La belle brune devient "la fiancée de l'Italie" dès 1958, au côté de Marcello Mastroianni et de Vittorio Gassman dans "Le pigeon", de Mario Monicelli.
Enceinte après un viol, elle veut abandonner mais son mentor, le producteur-réalisateur Franco Cristaldi, la convainc d'aller accoucher secrètement à Londres et de confier l'enfant à sa famille. Elle présente Patrick comme son petit frère pendant sept ans avant de révéler la vérité.
'Indépendante et engagée'
Elle a 22 ans lorsque Luchino Visconti la fait tourner dans "Rocco et ses frères". "La" Cardinale crève ensuite l'écran dans "Le Guépard" au côté du flamboyant Alain Delon (1963), tout en tournant en parallèle "Huit et demi".
"Visconti, précis, méticuleux comme au théâtre, me parlait en français et me voulait brune aux cheveux longs. Fellini, bordélique et dépourvu de scénario, me parlait en italien et me voulait plutôt blonde aux cheveux courts", se souvient-elle.
Réclamée par Hollywood, où elle a toujours refusé de s'installer, elle séduit les Américains dans "La panthère rose" de Blake Edwards avec Peter Sellers et David Niven.
Ce dernier lui fait alors "le plus beau compliment" de sa carrière. "Il m'a dit: +Claudia, avec les spaghettis, tu es la meilleure invention des Italiens...+"
Les tournages s'enchaînent: "Le plus grand cirque du monde" de Henry Hathaway avec John Wayne, puis "Sandra" de Visconti, "Les Professionnels" de Richard Brooks.
En 1968, elle est l'héroïne du culte "Il était une fois dans l'Ouest", de Sergio Leone (1968), avec Charles Bronson et Henry Fonda.
Le Napolitain Pasquale Squitieri, son "seul amour" et le père de sa fille Claudia, lui fait aussi tourner une douzaine de longs métrages de 1974 à 2011.
Prix de la meilleure actrice en 1984 au Festival de Venise pour "Claretta" de Pasquale Squitieri, puis Lion d'Or en 1993 à Venise et Ours d'Or en 2002 à Berlin pour l'ensemble de sa carrière, elle a joué dans près de 150 longs métrages.

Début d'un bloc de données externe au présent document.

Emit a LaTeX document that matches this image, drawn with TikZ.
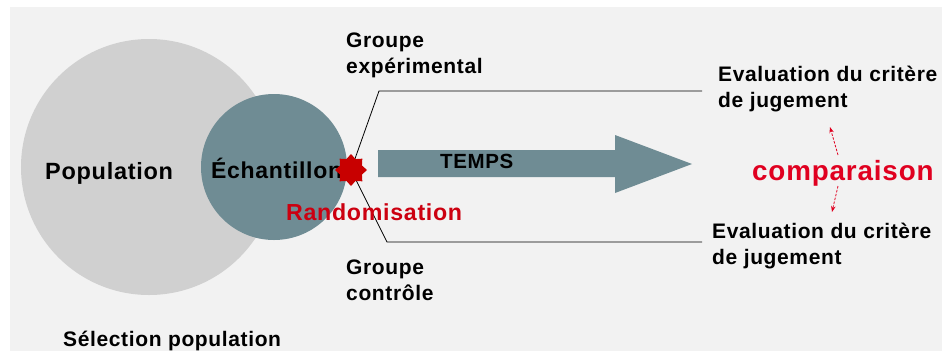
\documentclass[tikz,border=0pt]{standalone}
\usepackage{fontspec}
\setmainfont{Liberation Sans}[LetterSpace=3]
\usetikzlibrary{shapes.geometric,arrows.meta}
\definecolor{bg}{RGB}{242,242,242}
\definecolor{popgray}{RGB}{208,208,208}
\definecolor{slate}{RGB}{111,140,148}
\definecolor{randred}{RGB}{204,0,16}
\definecolor{cmpred}{RGB}{224,0,32}
\definecolor{starred}{RGB}{200,0,0}
\tikzset{
  lbl/.style={anchor=base west, inner sep=0pt, text=black, font=\bfseries\fontsize{21bp}{24bp}\selectfont},
  link/.style={draw=black, line width=0.8bp},
  cmparrow/.style={draw=cmpred, line width=0.8bp, dash pattern=on 2.5bp off 1.5bp, -{Stealth[length=6bp,width=4.5bp]}}
}
\begin{document}
\begin{tikzpicture}[x=1bp,y=-1bp]
\useasboundingbox (0,0) rectangle (942,351);
\fill[bg] (10,7) rectangle (942,351);
% circles
\node[circle, fill=popgray, minimum size=256bp, inner sep=0] (pop) at (149,167) {};
\node[circle, fill=slate, minimum size=146bp, inner sep=0] (ech) at (274,167) {};
% arrow
\fill[slate] (378,150) -- (615,150) -- (615,135) -- (692,164) -- (615,193) -- (615,177) -- (378,177) -- cycle;
\node[lbl, font=\bfseries\fontsize{20.5bp}{22bp}\selectfont] (temps) at (440,168) {TEMPS};
% labels
\node[lbl, font=\bfseries\fontsize{23.5bp}{26bp}\selectfont] (poplbl) at (45,179) {Population};
\node[lbl, font=\bfseries\fontsize{23bp}{26bp}\selectfont] (echlbl) at (211,178) {Échantillon};
% randomisation lines
\coordinate (rc) at (351,170);
\coordinate (ub) at (379,91);
\coordinate (ue) at (702,91);
\coordinate (lb) at (387,242);
\coordinate (le) at (702,242);
\draw[link] (rc) -- (ub) -- (ue);
\draw[link] (rc) -- (lb) -- (le);
\node[star, star points=8, star point ratio=1.35, fill=starred, minimum size=32bp, inner sep=0] (rstar) at (rc) {};
\node[lbl, text=randred, font=\bfseries\fontsize{23.2bp}{26bp}\selectfont] (rand) at (286,220) {Randomisation};
% groups
\node[lbl] (ge1) at (346,47) {Groupe};
\node[lbl] (ge2) at (346,73) {expérimental};
\node[lbl] (gc1) at (346,274) {Groupe};
\node[lbl] (gc2) at (346,300) {contrôle};
% evaluations
\node[lbl] (ev1a) at (718,81) {Evaluation du critère};
\node[lbl] (ev1b) at (718,107) {de jugement};
\node[lbl] (ev2a) at (712,238) {Evaluation du critère};
\node[lbl] (ev2b) at (712,264) {de jugement};
% comparaison
\node[lbl, text=cmpred, font=\bfseries\fontsize{27.8bp}{32bp}\selectfont] (cmp) at (752,180) {comparaison};
\coordinate (ca1) at (838,155);
\coordinate (ca2) at (830,127);
\coordinate (cb1) at (838,186);
\coordinate (cb2) at (832,212);
\draw[cmparrow] (ca1) -- (ca2);
\draw[cmparrow] (cb1) -- (cb2);
% selection
\node[lbl] (sel) at (63,346) {Sélection population};
\end{tikzpicture}
\end{document}
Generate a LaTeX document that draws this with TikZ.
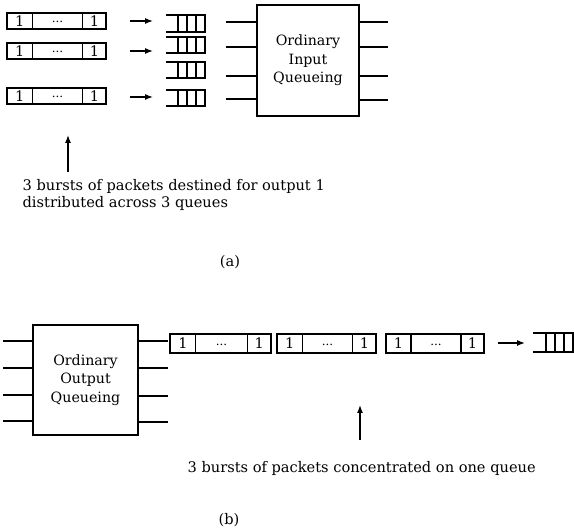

Farouchement opposée à la chirurgie esthétique, elle recommande aussi aux jeunes comédiennes de ne pas "tout accepter pour un rôle qui peut vous abîmer ou vous donner l'impression de vous vendre".
L'an dernier, le festival de Cannes a choisi une photo de sa jeunesse pour l'affiche de la 70e édition, rendant hommage à "une comédienne aventurière, femme indépendante, citoyenne engagée".